Although dated, there is a brute edginess to this popular slice of formula odd coupling. It’s not just about Eddie Murphy’s foul-mouthed comebacks, although they were never as bouncy or cutting as here, or Nick Nolte’s irresponsible bullyboy pose he has spent the rest of his career trying to unseat, but also the way Walter Hill pitches a ready Hollywood staple into a harder, dare-we-say more realistic world. It’s as if Lemmon and Matthau had stumbled into The French Connection, with the added spice of race.
Indeed, there’s more than a casual tip-of-the-hat in Murphy’s (possibly career best) scene in which, posing as a cop, he saunters into a redneck bar, Confederate Flag pressed to the wall, humming with racist lunks, and jives his way to supremacy. It’s the direct inverse of Gene Hackman’s take-over of a black-filled Harlem bar in that famous thriller. “I'm your worst fucking nightmare, man!” snaps Reggie to the dumbstruck clientele. “A nigger with a badge.” The writing is an equal to Murphy’s whiplash tongue.
As this is a film by Hill, who has busily traded in a violent, earthbound machismo (Southern Comfort, The Warriors) it hardly pulls its punches. If anything, this must surely count as the most violent “comedy” in film history, as Hill dwells on the many bare-knuckle beatings (usually involving Nolte) that are his particular filmic peccadillo. Yet, he’s also a skilled purveyor of a piquant, scuzzy atmosphere, a lurid, criminal underbelly where it takes two distrustful specimens to further the cause of good.
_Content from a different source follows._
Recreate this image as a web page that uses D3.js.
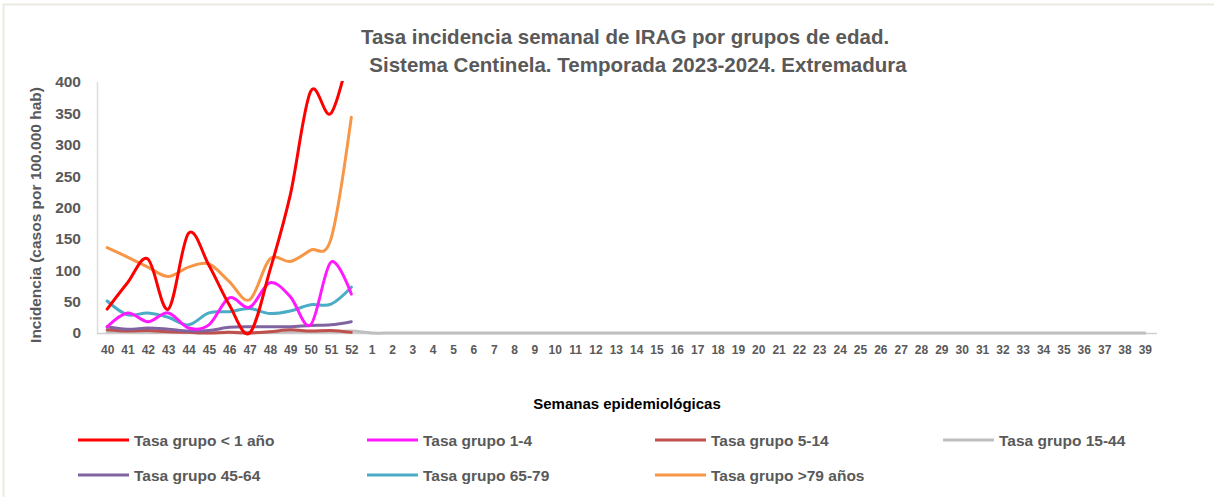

Their story is regulation potboiling, the bad-guys are simply that, bad to the bone, the good guys have the bonus of character and the two stars are having a ball. Nolte no less than the showpiece his partner grants, threads in a sense of pressing moral determination beneath his louche, jack-the-rules exterior. That the fact they come to appreciate one other, the grudging respect of a million clichés, feels so satisfyingly, shows just how successful the film is.